Multiply by 1.048576. So 100 Mibps = 104.86 Mbps. To go from Mbps to Mibps, divide by 1.048576. At small values the difference is negligible, but at gigabit scales it can mean a meaningful amount of data.
Why does Linux sometimes use binary units for networking?
Linux kernel developers historically followed IEC recommendations to use binary prefixes where applicable. Some tools like dd and rsync default to binary (MiB/s) for disk operations. However, network-facing tools like ethtool and ip still use decimal Mbps because that is what the hardware reports.
Does the 5% difference between Mibps and Mbps matter in practice?
For casual use, no. For capacity planning and SLA compliance, yes. If a contract guarantees 100 Mibps and the provider measures in Mbps, the customer might get 100 Mbps (only 95.4 Mibps) and technically be short-changed. Data center SLAs should specify which unit system applies.
Is my ISP cheating me by using megabits instead of mebibits?
No — ISPs legitimately use decimal megabits because Ethernet and fiber standards are decimal. A "100 Mbps" plan genuinely delivers 100,000,000 bits per second. The confusion arises only when comparing with binary-unit tools. ISPs are not hiding anything; the two systems just coexist awkwardly.
Byte per second – Frequently Asked Questions
Why is a byte the fundamental unit of file storage but not of network speed?

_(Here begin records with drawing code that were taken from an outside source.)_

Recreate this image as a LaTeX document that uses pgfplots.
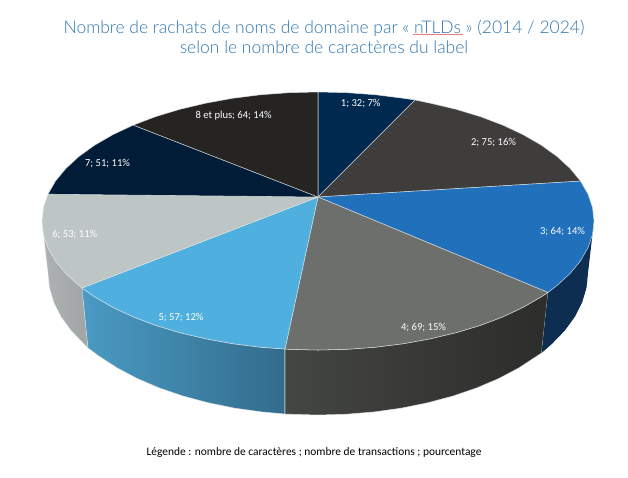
\documentclass[border=0pt]{standalone}
\usepackage{fontspec}
\setmainfont{Carlito}
\newfontfamily\titlefont{Lato}[UprightFont=* Light]
\usepackage{pgfplots}
\pgfplotsset{compat=1.18}
\definecolor{cA}{HTML}{00294F}
\definecolor{cB}{HTML}{3F3C3C}
\definecolor{cC}{HTML}{2070BC}
\definecolor{cD}{HTML}{6C6F6B}
\definecolor{cE}{HTML}{4FAFDF}
\definecolor{cF}{HTML}{BEC5C5}
\definecolor{cG}{HTML}{011C36}
\definecolor{cH}{HTML}{262323}
\definecolor{titleblue}{HTML}{2E75B0}
\definecolor{edge}{HTML}{E4E8E8}
\definecolor{sFl}{HTML}{AEB2B2}
\definecolor{sFr}{HTML}{A0A4A4}
\tikzset{
  wedge/.style={fill=#1, draw=edge, draw opacity=.75, line width=.55pt, line join=round},
  lab/.style={text=white, inner sep=0pt, font=\fontsize{10.6}{12}\selectfont},
}
\begin{document}
\begin{tikzpicture}
\begin{axis}[
  scale only axis, width=628pt, height=478pt,
  xmin=0, xmax=628, ymin=0, ymax=478, y dir=reverse,
  hide axis, no marks, clip=false,
]
\path[use as bounding box] (axis cs:0,0) rectangle (axis cs:628,478);
% side faces
\addplot[left color=sFl, right color=sFr, draw=edge, draw opacity=.6, line width=.5pt] coordinates {
(82,288)(79,285.5)(65.9,273.5)(55.5,260.9)(48,247.8)(43.5,234.5)(42,221)(48,273)(49.5,287.8)(53.9,302.5)(61.2,316.9)(71.4,330.8)(84.2,344)(88,348)(82,288)};
\addplot[left color={rgb,255:red,74;green,154;blue,196}, right color={rgb,255:red,50;green,108;blue,140}, draw=edge, draw opacity=.75, line width=.55pt] coordinates {
(285,349)(260.6,347.2)(232.7,343.7)(205.8,338.8)(180,332.7)(155.8,325.4)(133.3,316.9)(112.9,307.3)(94.7,296.8)(82,288)(88,348)(99.6,356.5)(117.4,368)(137.3,378.5)(159.3,387.9)(183,396)(208.2,402.7)(234.6,408.1)(261.9,411.9)(285,414)(285,349)};
\addplot[left color={rgb,255:red,68;green,70;blue,66}, right color={rgb,255:red,44;green,45;blue,43}, draw=edge, draw opacity=.75, line width=.55pt] coordinates {
(548,292.5)(541.3,296.8)(523.1,307.3)(502.7,316.9)(480.2,325.4)(456,332.7)(430.2,338.8)(403.3,343.7)(375.4,347.2)(346.8,349.3)(318,350)(289.2,349.3)(285,349)(285,414)(289.8,414.2)(318,415)(346.2,414.2)(374.1,411.9)(401.4,408.1)(427.8,402.7)(453,396)(476.7,387.9)(498.7,378.5)(518.6,368)(541.5,353)(548,292.5)};
\addplot[fill={rgb,255:red,13;green,46;blue,80}, draw=none] coordinates {
(548,292.5)(557,285.5)(570.1,273.5)(580.5,260.9)(588,247.8)(592.5,234.5)(594,221)(588,273)(586.5,287.8)(582.1,302.5)(574.8,316.9)(564.6,330.8)(551.8,344)(541.5,353)(548,292.5)};
% top faces
\addplot[wedge=cA] coordinates {(318,197)(318,92)(346.8,92.7)(375.4,94.8)(403.3,98.3)(415,100)(318,197)};
\addplot[wedge=cB] coordinates {(318,197)(415,100)(430.2,103.2)(456,109.3)(480.2,116.6)(502.7,125.1)(523.1,134.7)(541.3,145.2)(557,156.5)(570.1,168.5)(580.5,181.1)(318,197)};
\addplot[wedge=cC] coordinates {(318,197)(580.5,181.1)(588,194.2)(592.5,207.5)(594,221)(592.5,234.5)(588,247.8)(580.5,260.9)(570.1,273.5)(557,285.5)(548,292.5)(318,197)};
\addplot[wedge=cD] coordinates {(318,197)(548,292.5)(541.3,296.8)(523.1,307.3)(502.7,316.9)(480.2,325.4)(456,332.7)(430.2,338.8)(403.3,343.7)(375.4,347.2)(346.8,349.3)(318,350)(289.2,349.3)(285,349)(318,197)};
\addplot[wedge=cE] coordinates {(318,197)(285,349)(260.6,347.2)(232.7,343.7)(205.8,338.8)(180,332.7)(155.8,325.4)(133.3,316.9)(112.9,307.3)(94.7,296.8)(82,288)(318,197)};
\addplot[wedge=cF] coordinates {(318,197)(82,288)(79,285.5)(65.9,273.5)(55.5,260.9)(48,247.8)(43.5,234.5)(42,221)(43.5,207.5)(48,194.2)(318,197)};
\addplot[wedge=cG] coordinates {(318,197)(48,194.2)(55.5,181.1)(65.9,168.5)(79,156.5)(94.7,145.2)(112.9,134.7)(133.3,125.1)(318,197)};
\addplot[wedge=cH] coordinates {(318,197)(133.3,125.1)(155.8,116.6)(180,109.3)(205.8,103.2)(232.7,98.3)(260.6,94.8)(289.2,92.7)(318,92)(318,197)};
% labels
\node[lab] at (axis cs:360.7,103.8) {1; 32; 7\%};
\node[lab] at (axis cs:493.5,142.2) {2; 75; 16\%};
\node[lab] at (axis cs:562.5,231.2) {3; 64; 14\%};
\node[lab] at (axis cs:423.5,327.2) {4; 69; 15\%};
\node[lab] at (axis cs:181,317.8) {5; 57; 12\%};
\node[lab] at (axis cs:74.8,234.8) {6; 53; 11\%};
\node[lab] at (axis cs:107.5,163.8) {7; 51; 11\%};
\node[lab] at (axis cs:233.7,115.2) {8 et plus; 64; 14\%};
% title and note
\node[inner sep=0pt, text=titleblue, align=center, font=\titlefont\fontsize{17.46}{20.5}\selectfont] at (axis cs:324,37) {Nombre de rachats de noms de domaine par « nTLDs » (2014 / 2024)\\selon le nombre de caractères du label};
\node[inner sep=0pt, text=black, font=\fontsize{11.44}{13}\selectfont] at (axis cs:314,453) {Légende : nombre de caractères ; nombre de transactions ; pourcentage};
\addplot[red!80!black, line width=.4pt] coordinates {(413,34)(415,35)(417,34)(419,35)(421,34)(423,35)(425,34)(427,35)(429,34)(431,35)(433,34)(435,35)(437,34)(439,35)(441,34)(443,35)(445,34)(447,35)(449,34)(451,35)(453,34)(455,35)(457,34)(459,35)(461,34)(463,35)};
\end{axis}
\end{tikzpicture}
\end{document}
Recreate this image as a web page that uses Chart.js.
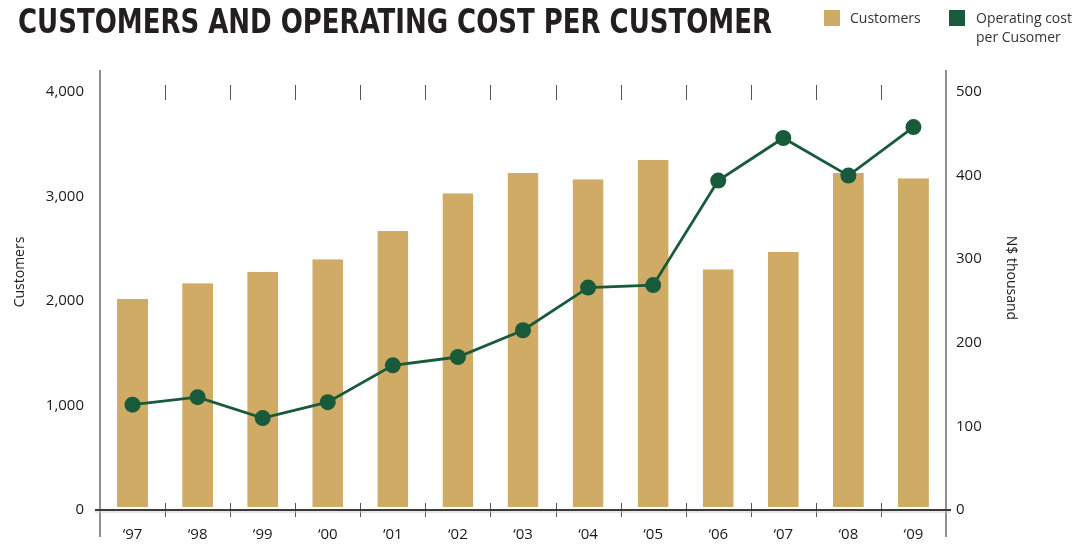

Files are stored in bytes because CPUs address memory in byte-sized (8-bit) chunks — the smallest unit a program can read or write. Networks measure in bits because physical signals on a wire or fiber are serial: one bit at a time, clocked at a specific frequency. A 1 GHz signal produces 1 Gbps, not 1 GBps. The two worlds evolved independently and neither adopted the other's convention, leaving users to divide by 8 forever.
Is a byte always 8 bits?
In modern computing, yes — a byte is universally 8 bits. Historically, some architectures used 6, 7, or 9-bit bytes, which is why the unambiguous term "octet" exists in networking standards. But for all practical bandwidth conversions today, 1 byte = 8 bits.
Why is actual file download speed always less than the connection speed in bytes?
Network protocols add overhead — TCP headers, encryption (TLS), error correction, and packet framing all consume bandwidth without contributing to file data. A 100 Mbps connection might deliver 11 MB/s instead of the theoretical 12.5 MB/s because 10–15% goes to protocol overhead.
How many bytes per second does USB 3.0 actually transfer?
USB 3.0 has a theoretical maximum of 625 MB/s (5 Gbps ÷ 8), but real-world sustained transfers hit 300–400 MB/s due to protocol overhead and controller limitations. USB 3.2 Gen 2 doubles this to about 700–900 MB/s in practice.
What came first — the bit or the byte?
The bit came first, coined by Claude Shannon in 1948. The byte was introduced at IBM in the mid-1950s by Werner Buchholz to describe the smallest addressable group of bits in the IBM Stretch computer. Originally it could be any size; the 8-bit byte became standard with the IBM System/360 in 1964.